## Given data
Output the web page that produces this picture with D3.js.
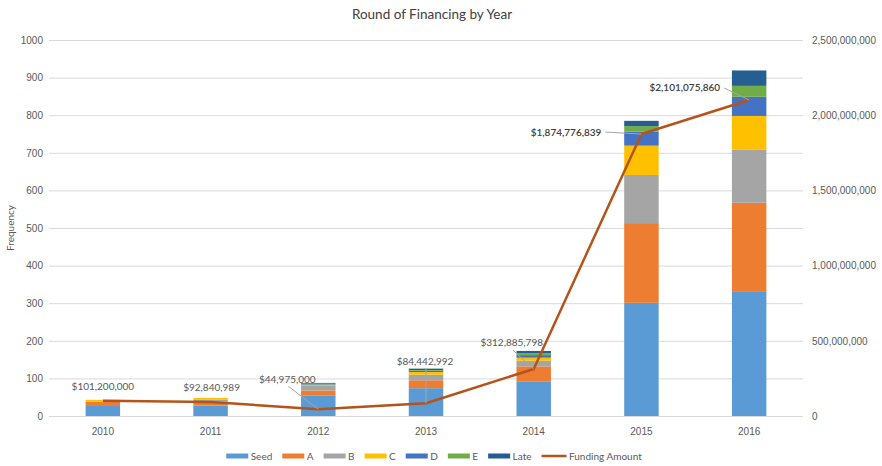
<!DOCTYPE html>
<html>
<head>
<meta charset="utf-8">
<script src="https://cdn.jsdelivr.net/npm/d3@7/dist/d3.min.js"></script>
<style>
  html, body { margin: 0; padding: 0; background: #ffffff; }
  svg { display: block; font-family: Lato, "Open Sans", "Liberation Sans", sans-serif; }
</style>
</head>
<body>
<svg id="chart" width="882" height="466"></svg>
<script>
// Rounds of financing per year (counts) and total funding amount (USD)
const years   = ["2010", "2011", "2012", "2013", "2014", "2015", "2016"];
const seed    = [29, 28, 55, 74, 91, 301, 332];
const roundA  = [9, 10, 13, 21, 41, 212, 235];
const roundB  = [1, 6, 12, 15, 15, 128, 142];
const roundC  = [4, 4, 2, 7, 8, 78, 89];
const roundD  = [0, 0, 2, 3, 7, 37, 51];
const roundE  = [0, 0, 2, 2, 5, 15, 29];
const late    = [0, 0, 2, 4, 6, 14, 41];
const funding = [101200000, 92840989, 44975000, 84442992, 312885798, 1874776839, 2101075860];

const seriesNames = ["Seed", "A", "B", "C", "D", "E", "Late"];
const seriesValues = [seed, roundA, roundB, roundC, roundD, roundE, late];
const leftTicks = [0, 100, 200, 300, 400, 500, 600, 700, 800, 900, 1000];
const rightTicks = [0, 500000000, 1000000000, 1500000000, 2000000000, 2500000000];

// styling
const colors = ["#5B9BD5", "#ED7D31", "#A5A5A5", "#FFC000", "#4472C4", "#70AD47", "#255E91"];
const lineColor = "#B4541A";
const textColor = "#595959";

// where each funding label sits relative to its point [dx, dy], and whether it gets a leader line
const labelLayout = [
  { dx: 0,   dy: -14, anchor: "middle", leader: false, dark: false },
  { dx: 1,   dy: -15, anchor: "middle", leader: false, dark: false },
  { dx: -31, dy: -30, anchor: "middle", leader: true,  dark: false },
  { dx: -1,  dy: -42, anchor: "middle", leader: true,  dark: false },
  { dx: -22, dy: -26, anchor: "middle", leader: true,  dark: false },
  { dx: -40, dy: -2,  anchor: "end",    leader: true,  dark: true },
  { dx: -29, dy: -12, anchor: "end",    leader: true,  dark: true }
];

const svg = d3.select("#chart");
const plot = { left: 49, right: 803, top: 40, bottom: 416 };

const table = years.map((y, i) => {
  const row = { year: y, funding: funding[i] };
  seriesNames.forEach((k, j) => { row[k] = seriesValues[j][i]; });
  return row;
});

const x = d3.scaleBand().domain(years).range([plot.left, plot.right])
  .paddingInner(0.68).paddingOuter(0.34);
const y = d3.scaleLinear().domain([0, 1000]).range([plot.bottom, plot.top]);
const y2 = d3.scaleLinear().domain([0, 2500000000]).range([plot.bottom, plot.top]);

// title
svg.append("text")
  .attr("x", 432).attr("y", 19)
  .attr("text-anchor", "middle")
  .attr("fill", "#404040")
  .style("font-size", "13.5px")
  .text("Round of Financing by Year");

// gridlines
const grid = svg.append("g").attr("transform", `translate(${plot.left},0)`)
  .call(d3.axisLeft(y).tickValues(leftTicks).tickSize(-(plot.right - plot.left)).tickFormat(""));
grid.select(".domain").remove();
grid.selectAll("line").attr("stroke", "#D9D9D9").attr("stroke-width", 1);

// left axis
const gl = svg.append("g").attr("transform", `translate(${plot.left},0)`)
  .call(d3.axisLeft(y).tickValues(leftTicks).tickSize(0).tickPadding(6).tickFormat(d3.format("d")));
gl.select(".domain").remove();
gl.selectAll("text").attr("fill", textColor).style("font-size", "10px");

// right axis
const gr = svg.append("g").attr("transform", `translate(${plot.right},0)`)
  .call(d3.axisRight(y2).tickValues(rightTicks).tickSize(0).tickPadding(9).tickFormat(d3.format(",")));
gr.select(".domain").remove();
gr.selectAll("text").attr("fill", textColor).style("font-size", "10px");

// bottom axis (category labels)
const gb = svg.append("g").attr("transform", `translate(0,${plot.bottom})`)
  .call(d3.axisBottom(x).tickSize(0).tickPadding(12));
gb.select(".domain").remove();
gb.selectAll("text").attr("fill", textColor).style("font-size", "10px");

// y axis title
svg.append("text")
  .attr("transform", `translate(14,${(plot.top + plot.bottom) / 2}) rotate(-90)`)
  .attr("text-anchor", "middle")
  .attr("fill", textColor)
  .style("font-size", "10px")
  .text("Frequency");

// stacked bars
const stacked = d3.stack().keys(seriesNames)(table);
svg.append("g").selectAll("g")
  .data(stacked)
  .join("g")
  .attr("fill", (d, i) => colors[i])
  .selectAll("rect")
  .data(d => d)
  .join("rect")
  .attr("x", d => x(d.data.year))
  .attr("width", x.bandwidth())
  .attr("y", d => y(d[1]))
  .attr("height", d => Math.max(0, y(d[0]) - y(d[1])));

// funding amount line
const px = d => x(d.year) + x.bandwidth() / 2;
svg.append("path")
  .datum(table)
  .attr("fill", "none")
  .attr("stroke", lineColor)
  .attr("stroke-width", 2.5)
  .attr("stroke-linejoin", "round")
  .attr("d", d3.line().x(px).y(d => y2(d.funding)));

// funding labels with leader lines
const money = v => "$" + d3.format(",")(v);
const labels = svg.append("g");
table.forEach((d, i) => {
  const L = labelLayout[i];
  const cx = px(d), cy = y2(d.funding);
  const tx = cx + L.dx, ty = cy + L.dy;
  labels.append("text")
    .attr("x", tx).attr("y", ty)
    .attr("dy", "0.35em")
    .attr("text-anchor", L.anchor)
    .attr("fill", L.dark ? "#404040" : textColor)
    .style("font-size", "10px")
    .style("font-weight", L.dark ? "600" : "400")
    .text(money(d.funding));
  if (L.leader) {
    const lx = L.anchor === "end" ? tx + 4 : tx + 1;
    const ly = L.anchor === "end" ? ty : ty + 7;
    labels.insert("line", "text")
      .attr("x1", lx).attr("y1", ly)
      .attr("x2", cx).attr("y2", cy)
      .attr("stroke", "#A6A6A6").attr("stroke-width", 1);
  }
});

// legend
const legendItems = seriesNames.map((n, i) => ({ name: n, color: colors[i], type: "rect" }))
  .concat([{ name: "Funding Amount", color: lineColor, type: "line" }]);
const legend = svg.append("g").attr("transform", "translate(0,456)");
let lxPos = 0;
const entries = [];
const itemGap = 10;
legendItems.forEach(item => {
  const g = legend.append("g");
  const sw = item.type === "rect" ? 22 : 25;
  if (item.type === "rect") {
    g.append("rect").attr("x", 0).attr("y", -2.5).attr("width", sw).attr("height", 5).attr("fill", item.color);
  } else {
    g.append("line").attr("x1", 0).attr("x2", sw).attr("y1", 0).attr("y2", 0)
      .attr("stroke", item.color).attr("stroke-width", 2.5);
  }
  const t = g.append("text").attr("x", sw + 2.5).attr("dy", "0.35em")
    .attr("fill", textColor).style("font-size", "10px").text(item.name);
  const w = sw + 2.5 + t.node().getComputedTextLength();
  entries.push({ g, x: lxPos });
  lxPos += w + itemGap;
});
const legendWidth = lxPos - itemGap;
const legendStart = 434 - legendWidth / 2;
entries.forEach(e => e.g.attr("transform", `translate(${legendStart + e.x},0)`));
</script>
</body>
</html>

## Task requirements
Working from the lines above, reproduce the material exactly and exclude its pictures.

## Exercise answer
Output the web page that produces this picture with D3.js.
<!DOCTYPE html>
<html>
<head>
<meta charset="utf-8">
<script src="https://cdn.jsdelivr.net/npm/d3@7/dist/d3.min.js"></script>
<style>
  html, body { margin: 0; padding: 0; background: #ffffff; }
  svg { display: block; font-family: Lato, "Open Sans", "Liberation Sans", sans-serif; }
</style>
</head>
<body>
<svg id="chart" width="882" height="466"></svg>
<script>
// Rounds of financing per year (counts) and total funding amount (USD)
const years   = ["2010", "2011", "2012", "2013", "2014", "2015", "2016"];
const seed    = [29, 28, 55, 74, 91, 301, 332];
const roundA  = [9, 10, 13, 21, 41, 212, 235];
const roundB  = [1, 6, 12, 15, 15, 128, 142];
const roundC  = [4, 4, 2, 7, 8, 78, 89];
const roundD  = [0, 0, 2, 3, 7, 37, 51];
const roundE  = [0, 0, 2, 2, 5, 15, 29];
const late    = [0, 0, 2, 4, 6, 14, 41];
const funding = [101200000, 92840989, 44975000, 84442992, 312885798, 1874776839, 2101075860];

const seriesNames = ["Seed", "A", "B", "C", "D", "E", "Late"];
const seriesValues = [seed, roundA, roundB, roundC, roundD, roundE, late];
const leftTicks = [0, 100, 200, 300, 400, 500, 600, 700, 800, 900, 1000];
const rightTicks = [0, 500000000, 1000000000, 1500000000, 2000000000, 2500000000];

// styling
const colors = ["#5B9BD5", "#ED7D31", "#A5A5A5", "#FFC000", "#4472C4", "#70AD47", "#255E91"];
const lineColor = "#B4541A";
const textColor = "#595959";

// where each funding label sits relative to its point [dx, dy], and whether it gets a leader line
const labelLayout = [
  { dx: 0,   dy: -14, anchor: "middle", leader: false, dark: false },
  { dx: 1,   dy: -15, anchor: "middle", leader: false, dark: false },
  { dx: -31, dy: -30, anchor: "middle", leader: true,  dark: false },
  { dx: -1,  dy: -42, anchor: "middle", leader: true,  dark: false },
  { dx: -22, dy: -26, anchor: "middle", leader: true,  dark: false },
  { dx: -40, dy: -2,  anchor: "end",    leader: true,  dark: true },
  { dx: -29, dy: -12, anchor: "end",    leader: true,  dark: true }
];

const svg = d3.select("#chart");
const plot = { left: 49, right: 803, top: 40, bottom: 416 };

const table = years.map((y, i) => {
  const row = { year: y, funding: funding[i] };
  seriesNames.forEach((k, j) => { row[k] = seriesValues[j][i]; });
  return row;
});

const x = d3.scaleBand().domain(years).range([plot.left, plot.right])
  .paddingInner(0.68).paddingOuter(0.34);
const y = d3.scaleLinear().domain([0, 1000]).range([plot.bottom, plot.top]);
const y2 = d3.scaleLinear().domain([0, 2500000000]).range([plot.bottom, plot.top]);

// title
svg.append("text")
  .attr("x", 432).attr("y", 19)
  .attr("text-anchor", "middle")
  .attr("fill", "#404040")
  .style("font-size", "13.5px")
  .text("Round of Financing by Year");

// gridlines
const grid = svg.append("g").attr("transform", `translate(${plot.left},0)`)
  .call(d3.axisLeft(y).tickValues(leftTicks).tickSize(-(plot.right - plot.left)).tickFormat(""));
grid.select(".domain").remove();
grid.selectAll("line").attr("stroke", "#D9D9D9").attr("stroke-width", 1);

// left axis
const gl = svg.append("g").attr("transform", `translate(${plot.left},0)`)
  .call(d3.axisLeft(y).tickValues(leftTicks).tickSize(0).tickPadding(6).tickFormat(d3.format("d")));
gl.select(".domain").remove();
gl.selectAll("text").attr("fill", textColor).style("font-size", "10px");

// right axis
const gr = svg.append("g").attr("transform", `translate(${plot.right},0)`)
  .call(d3.axisRight(y2).tickValues(rightTicks).tickSize(0).tickPadding(9).tickFormat(d3.format(",")));
gr.select(".domain").remove();
gr.selectAll("text").attr("fill", textColor).style("font-size", "10px");

// bottom axis (category labels)
const gb = svg.append("g").attr("transform", `translate(0,${plot.bottom})`)
  .call(d3.axisBottom(x).tickSize(0).tickPadding(12));
gb.select(".domain").remove();
gb.selectAll("text").attr("fill", textColor).style("font-size", "10px");

// y axis title
svg.append("text")
  .attr("transform", `translate(14,${(plot.top + plot.bottom) / 2}) rotate(-90)`)
  .attr("text-anchor", "middle")
  .attr("fill", textColor)
  .style("font-size", "10px")
  .text("Frequency");

// stacked bars
const stacked = d3.stack().keys(seriesNames)(table);
svg.append("g").selectAll("g")
  .data(stacked)
  .join("g")
  .attr("fill", (d, i) => colors[i])
  .selectAll("rect")
  .data(d => d)
  .join("rect")
  .attr("x", d => x(d.data.year))
  .attr("width", x.bandwidth())
  .attr("y", d => y(d[1]))
  .attr("height", d => Math.max(0, y(d[0]) - y(d[1])));

// funding amount line
const px = d => x(d.year) + x.bandwidth() / 2;
svg.append("path")
  .datum(table)
  .attr("fill", "none")
  .attr("stroke", lineColor)
  .attr("stroke-width", 2.5)
  .attr("stroke-linejoin", "round")
  .attr("d", d3.line().x(px).y(d => y2(d.funding)));

// funding labels with leader lines
const money = v => "$" + d3.format(",")(v);
const labels = svg.append("g");
table.forEach((d, i) => {
  const L = labelLayout[i];
  const cx = px(d), cy = y2(d.funding);
  const tx = cx + L.dx, ty = cy + L.dy;
  labels.append("text")
    .attr("x", tx).attr("y", ty)
    .attr("dy", "0.35em")
    .attr("text-anchor", L.anchor)
    .attr("fill", L.dark ? "#404040" : textColor)
    .style("font-size", "10px")
    .style("font-weight", L.dark ? "600" : "400")
    .text(money(d.funding));
  if (L.leader) {
    const lx = L.anchor === "end" ? tx + 4 : tx + 1;
    const ly = L.anchor === "end" ? ty : ty + 7;
    labels.insert("line", "text")
      .attr("x1", lx).attr("y1", ly)
      .attr("x2", cx).attr("y2", cy)
      .attr("stroke", "#A6A6A6").attr("stroke-width", 1);
  }
});

// legend
const legendItems = seriesNames.map((n, i) => ({ name: n, color: colors[i], type: "rect" }))
  .concat([{ name: "Funding Amount", color: lineColor, type: "line" }]);
const legend = svg.append("g").attr("transform", "translate(0,456)");
let lxPos = 0;
const entries = [];
const itemGap = 10;
legendItems.forEach(item => {
  const g = legend.append("g");
  const sw = item.type === "rect" ? 22 : 25;
  if (item.type === "rect") {
    g.append("rect").attr("x", 0).attr("y", -2.5).attr("width", sw).attr("height", 5).attr("fill", item.color);
  } else {
    g.append("line").attr("x1", 0).attr("x2", sw).attr("y1", 0).attr("y2", 0)
      .attr("stroke", item.color).attr("stroke-width", 2.5);
  }
  const t = g.append("text").attr("x", sw + 2.5).attr("dy", "0.35em")
    .attr("fill", textColor).style("font-size", "10px").text(item.name);
  const w = sw + 2.5 + t.node().getComputedTextLength();
  entries.push({ g, x: lxPos });
  lxPos += w + itemGap;
});
const legendWidth = lxPos - itemGap;
const legendStart = 434 - legendWidth / 2;
entries.forEach(e => e.g.attr("transform", `translate(${legendStart + e.x},0)`));
</script>
</body>
</html>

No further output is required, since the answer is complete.